Bit late for a bid at novelty hit of the summer, isn’t it?


[Video][Website]
[6.12]

Iain Mew: I’m all in favour of more dance tunes with blasts of trumpet, but the unsung hero here is actually the piano loop that clomps backwards and forwards, never resolving and lending a sense of irresistable forward momentum no matter how sparse and laidback everything else gets at points.
[7]

Jonathan Bogart: Yeah, okay, I’m a dead sucker for British dance music with fake-Latin garnishings. But I’ve been trying to find a Romance language in which the first syllable of “musica” (or música) is a dipthong. I don’t think there is one. Fuck y’all ignorant-ass monolinguals.
[8]

Alfred Soto: The percussion programming and piano get me, but the performers sound so damn canned.

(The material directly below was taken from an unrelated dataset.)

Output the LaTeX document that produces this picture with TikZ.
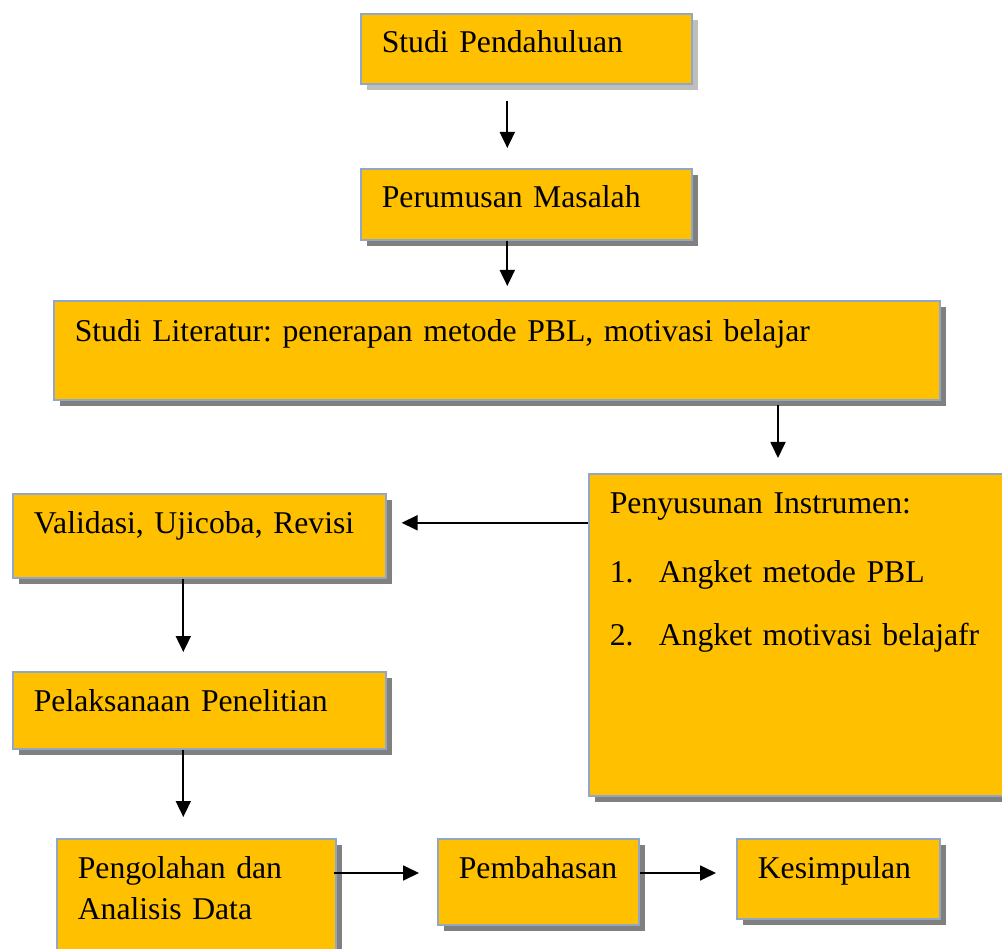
\documentclass[tikz,border=0pt]{standalone}
\usepackage{fontspec}
\setmainfont{Liberation Serif}
\usepackage{xcolor}
\usetikzlibrary{arrows.meta,shadows}
\definecolor{AlurOranye}{RGB}{255, 192, 0}
\definecolor{AlurGaris}{RGB}{146, 166, 200}
\definecolor{AlurBayang}{RGB}{128, 128, 128}
\definecolor{AlurBayangMuda}{RGB}{190, 190, 190}
\newcommand{\hurufkotak}{\fontsize{31.7}{41}\selectfont\frenchspacing\spaceskip=6.7pt\relax}

\tikzset{
  kotak/.style={draw=AlurGaris, line width=1.6pt, fill=AlurOranye, anchor=north west,
    inner xsep=21pt, inner ysep=0pt, align=left, text height=40pt,
    font=\hurufkotak,
    drop shadow={shadow xshift=6pt, shadow yshift=-6pt, fill=AlurBayang, opacity=1}},
  panah/.style={line width=1.8pt, -{Triangle[width=15pt,length=16pt]}}
}

\begin{document}
\begin{tikzpicture}[x=1pt, y=-1pt]

% Page frame
\clip (0,0) rectangle (1002,949);
\fill[white] (0,0) rectangle (1002,949);

% Boxes of the research flow
\node[kotak, text width=289pt, inner xsep=21pt, text height=39pt, text depth=31pt,
  drop shadow={shadow xshift=6pt, shadow yshift=-6pt, fill=AlurBayangMuda, opacity=1}]
  (pend) at (360,13) {Studi Pendahuluan};
\node[kotak, text width=289pt, text height=39pt, text depth=32pt]
  (rumus) at (360,168) {Perumusan Masalah};
\node[kotak, text width=844pt, text height=41pt, text depth=58pt]
  (lit) at (53,300) {Studi Literatur: penerapan metode PBL, motivasi belajar};
\node[kotak, text width=382pt, text depth=282pt]
  (susun) at (588,473) {Penyusunan Instrumen:\\[28pt]
    \makebox[49pt][l]{1.}Angket metode PBL\\[22pt]
    \makebox[49pt][l]{2.}Angket motivasi belajafr};
\node[kotak, text width=331pt, text depth=44pt]
  (valid) at (12,493) {Validasi, Ujicoba, Revisi};
\node[kotak, text width=331pt, text depth=37pt]
  (laks) at (12,671) {Pelaksanaan Penelitian};
\node[kotak, text width=237pt, text depth=90pt]
  (olah) at (56,838) {Pengolahan dan\\Analisis Data};
\node[kotak, text width=159pt, text depth=46pt]
  (bahas) at (437,838) {Pembahasan};
\node[kotak, text width=161pt, text depth=40pt]
  (simpul) at (736,838) {Kesimpulan};

% Arrows
\draw[panah, shorten <=16pt, shorten >=20pt] ([xshift=-19pt]pend.south) -- ([xshift=-19pt]rumus.north);
\draw[panah, shorten >=14pt] ([xshift=-19pt]rumus.south) -- ([xshift=-19pt]rumus.south |- lit.north);
\draw[panah, shorten <=4pt, shorten >=15pt] ([xshift=190pt]susun.north west |- lit.south) -- ([xshift=190pt]susun.north west);
\draw[panah, shorten >=15pt] ([yshift=13pt]valid.east -| susun.west) -- ([yshift=13pt]valid.east);
\draw[panah, shorten >=19pt] ([xshift=-16pt]valid.south) -- ([xshift=-16pt]laks.north);
\draw[panah, shorten >=21pt] ([xshift=-16pt]laks.south) -- ([xshift=-16pt]laks.south |- olah.north);
\draw[panah, shorten <=-3pt, shorten >=18pt] ([yshift=-35pt]olah.north east) -- ([yshift=-35pt]bahas.north west);
\draw[panah, shorten >=20pt] ([yshift=-35pt]bahas.north east) -- ([yshift=-35pt]simpul.north west);

\end{tikzpicture}
\end{document}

A genteel smolder is all this thing generates. 
[3]

B Michael Payne: I didn’t nearly expect to like this song as much as I did. On the one hand, maybe I should have expected it since I quite enjoy the trumpet. On the other hand, I do kind of dislike what I think of as generically-ethnic’d music. With the song’s  — I suppose it wants to be described as — “sultry” tone, and the refrain of “la musica” and mention of mojitos, it has a kind of icky, pandering, let’s-set-this-film-in-Cuba vibe to it. As if a night out dancing just has to include some “latin fire” or something. In the end, though, I’m probably just projecting some amount of racial unsettledness, and it is a catchy song.
[7]

Katherine St Asaph: Somewhere around “it tastes like a mojito,” the purpose of this track became clear: fodder for the Latin night playlists of cruise ships’ nightclubs, vaguely tropical to set an undiscerning mood, but tepid enough not to corrupt the kids. Excerpt the “oozes class” and “sassy Latino style vocal” from the YouTube description, and you’ve got your entry on the itinerary.
[3]

Anthony Easton: Sounds like something that a bored cruise director would tell the instructor to play for a class of 60 year olds to salsa with — because it’s both “hip” and safe. Oh so very safe. 
[5]

Brad Shoup: Usually I run from music-as-metaphor (unless it’s done by Michelle Branch), but Lovelle dashes through the text so quickly she becomes a quickening rhythmic element in Foxx’s tangential tango. Could do without the yiffing, though.
[8]

Alex Ostroff: Not sure if the vocals are even necessary — I could listen to “La Musica” for hours at a time. The piano and drum loop in an endless groove, with the sporadic bursts of trumpet peeking through the rhythm like rays of sunlight. It’s classy enough to soundtrack a cocktail party and moves enough to drop into a DJ set. It evokes memories of 90’s dance records like Adam F’s Colours without sounding anything like them. This is wonderful.